Since March there has been a sharp rise in bond yields and expected interest rates, which gathered pace in recent days amid tough talk on inflation by Ben Bernanke, Fed chairman.
Just over a week ago, markets expected just one rate hike of a quarter percentage point before the end of the year. Now they expect three and possibly four.
The more dovish officials are not unhappy about the move up in expected interest rates. They think that some rise is appropriate, given the decline in the "tail risk" of a severe recession and stronger-than-anticipated consumer spending. They hope that the market-driven tightening will help contain inflation hopes, under pressure from oil prices. But they feel that the swing in market-rate expectations may now have gone too far.

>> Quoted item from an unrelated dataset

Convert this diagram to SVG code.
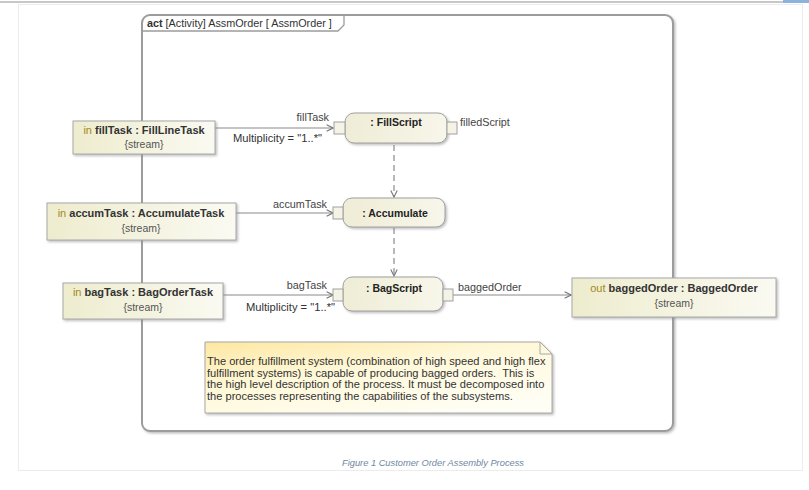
<svg xmlns="http://www.w3.org/2000/svg" width="809" height="490" viewBox="0 0 809 490">
  <style>
    text { font-family: "Liberation Sans", Arial, sans-serif; fill: #333; }
    .param { fill: url(#paramFill); stroke: #a8a8a8; stroke-width: 1; filter: url(#shadow); }
    .action { fill: url(#actFill); stroke: #a0a0a0; stroke-width: 1; filter: url(#shadow); }
    .pin { fill: #f4f3e6; stroke: #a0a0a0; stroke-width: 1; }
    .flow { stroke: #8a8a8a; stroke-width: 1.2; fill: none; }
    .ctrl { stroke: #8a8a8a; stroke-width: 1.2; fill: none; stroke-dasharray: 6 4; }
    .pname { font-size: 11px; font-weight: bold; text-anchor: middle; }
    .kw { font-weight: normal; fill: #a08a20; }
    .stream { font-size: 10.5px; text-anchor: middle; fill: #555; }
    .lbl { font-size: 10.8px; fill: #444; }
    .mult { font-size: 11.2px; fill: #333; }
    .aname { font-size: 10.5px; font-weight: bold; text-anchor: middle; fill: #222; }
    .note { font-size: 11.1px; fill: #333; }
  </style>
  <defs>
    <linearGradient id="paramFill" x1="0" y1="0" x2="1" y2="0">
      <stop offset="0" stop-color="#eeecce"/>
      <stop offset="1" stop-color="#fafaf2"/>
    </linearGradient>
    <linearGradient id="actFill" x1="0" y1="0" x2="1" y2="0">
      <stop offset="0" stop-color="#efedd6"/>
      <stop offset="1" stop-color="#f7f6ea"/>
    </linearGradient>
    <linearGradient id="noteFill" x1="0" y1="0" x2="0.7" y2="1">
      <stop offset="0" stop-color="#fde7a2"/>
      <stop offset="0.45" stop-color="#fff8d8"/>
      <stop offset="1" stop-color="#fffef4"/>
    </linearGradient>
    <filter id="shadow" x="-10%" y="-20%" width="130%" height="150%">
      <feDropShadow dx="1.5" dy="1.5" stdDeviation="1" flood-color="#888" flood-opacity="0.55"/>
    </filter>
    <marker id="open" viewBox="0 0 10 10" refX="9" refY="5" markerWidth="8" markerHeight="8" orient="auto" markerUnits="userSpaceOnUse">
      <path d="M1,1 L9,5 L1,9" fill="none" stroke="#777" stroke-width="1.4"/>
    </marker>
  </defs>

  <!-- page background and border -->
  <rect x="0" y="0" width="809" height="490" fill="#ffffff"/>
  <line x1="0" y1="2" x2="809" y2="2" stroke="#c8c8c8" stroke-width="2"/>
  <rect x="783" y="0" width="26" height="3" fill="#8db3dc"/>
  <rect x="18.5" y="4.5" width="784" height="466" fill="none" stroke="#ececec" stroke-width="1"/>

  <!-- activity frame -->
  <g id="frame">
    <rect x="142" y="15" width="531" height="416" rx="8" ry="8" fill="#ffffff" stroke="#9c9c9c" stroke-width="2" filter="url(#shadow)"/>
    <path d="M142,31 L338,31 L344,25 L344,15" fill="none" stroke="#9c9c9c" stroke-width="1.3"/>
    <text x="147" y="27" font-size="10.8" fill="#333"><tspan font-weight="bold">act</tspan> [Activity] AssmOrder [ AssmOrder ]</text>
  </g>

  <!-- connectors -->
  <g id="connectors">
    <line class="flow" x1="215" y1="128" x2="333" y2="128" marker-end="url(#open)"/>
    <line class="flow" x1="236" y1="213" x2="333" y2="213" marker-end="url(#open)"/>
    <line class="flow" x1="223" y1="295" x2="333" y2="295" marker-end="url(#open)"/>
    <line class="flow" x1="453" y1="295" x2="571" y2="295" marker-end="url(#open)"/>
    <line class="ctrl" x1="394" y1="145" x2="394" y2="197" marker-end="url(#open)"/>
    <line class="ctrl" x1="394" y1="228" x2="394" y2="276" marker-end="url(#open)"/>
    <text class="lbl" x="329" y="121" text-anchor="end">fillTask</text>
    <text class="mult" x="322" y="142" text-anchor="end">Multiplicity = "1..*"</text>
    <text class="lbl" x="460" y="126">filledScript</text>
    <text class="lbl" x="327" y="208" text-anchor="end">accumTask</text>
    <text class="lbl" x="327" y="289" text-anchor="end">bagTask</text>
    <text class="mult" x="335" y="311" text-anchor="end">Multiplicity = "1..*"</text>
    <text class="lbl" x="458" y="291">baggedOrder</text>
  </g>

  <!-- activity parameter nodes -->
  <g id="fillTask">
    <rect class="param" x="73" y="121" width="142" height="33"/>
    <text class="pname" x="144" y="134"><tspan class="kw">in</tspan> fillTask : FillLineTask</text>
    <text class="stream" x="144" y="148">{stream}</text>
  </g>
  <g id="accumTask">
    <rect class="param" x="47" y="203" width="189" height="37"/>
    <text class="pname" x="141" y="217"><tspan class="kw">in</tspan> accumTask : AccumulateTask</text>
    <text class="stream" x="141" y="232">{stream}</text>
  </g>
  <g id="bagTask">
    <rect class="param" x="63" y="283" width="160" height="36"/>
    <text class="pname" x="143" y="296"><tspan class="kw">in</tspan> bagTask : BagOrderTask</text>
    <text class="stream" x="143" y="311">{stream}</text>
  </g>
  <g id="baggedOrder">
    <rect class="param" x="572" y="278" width="204" height="39"/>
    <text class="pname" x="674" y="292"><tspan class="kw">out</tspan> baggedOrder : BaggedOrder</text>
    <text class="stream" x="674" y="307">{stream}</text>
  </g>

  <!-- actions -->
  <g id="fillScript">
    <rect class="action" x="345" y="113" width="102" height="30" rx="9" ry="9"/>
    <rect class="pin" x="334" y="122" width="11" height="12"/>
    <rect class="pin" x="447" y="122" width="10" height="12"/>
    <text class="aname" x="396" y="126">: FillScript</text>
  </g>
  <g id="accumulate">
    <rect class="action" x="343" y="198" width="102" height="29" rx="9" ry="9"/>
    <rect class="pin" x="333" y="207" width="10" height="12"/>
    <text class="aname" x="395" y="217" font-size="11.8">: Accumulate</text>
  </g>
  <g id="bagScript">
    <rect class="action" x="343" y="277" width="100" height="34" rx="9" ry="9"/>
    <rect class="pin" x="333" y="289" width="10" height="12"/>
    <rect class="pin" x="443" y="289" width="10" height="12"/>
    <text class="aname" x="394" y="292">: BagScript</text>
  </g>

  <!-- comment note -->
  <g id="note">
    <path d="M205,342 L540,342 L552,354 L552,413 L205,413 Z" fill="url(#noteFill)" stroke="#a8a8a8" stroke-width="1" filter="url(#shadow)"/>
    <path d="M540,342 L540,354 L552,354" fill="none" stroke="#a8a8a8" stroke-width="1"/>
    <text class="note" x="207" y="365">The order fulfillment system (combination of high speed and high flex</text>
    <text class="note" x="207" y="376.5" xml:space="preserve">fulfillment systems) is capable of producing bagged orders.  This is</text>
    <text class="note" x="207" y="388">the high level description of the process. It must be decomposed into</text>
    <text class="note" x="207" y="399.5">the processes representing the capabilities of the subsystems.</text>
  </g>

  <!-- caption -->
  <text x="433" y="466" font-size="9.3" font-style="italic" text-anchor="middle" style="fill:#6f87a3">Figure 1 Customer Order Assembly Process</text>
</svg>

There is a difference between the Fed signalling that it will respond aggressively if challenged by rising inflation expectations, and signalling that it intends to tighten policy quite quickly and aggressively even if expectations do not rise further. Fed officials are agreed on the first proposition; they are not agreed on the second.
Some senior policymakers think it is still too soon to be sure that the risks to inflation now exceed the risks to growth.
These officials have not tried to challenge market expectations largely because they think incoming information will clarify whether the Fed should start moving rates up quite quickly.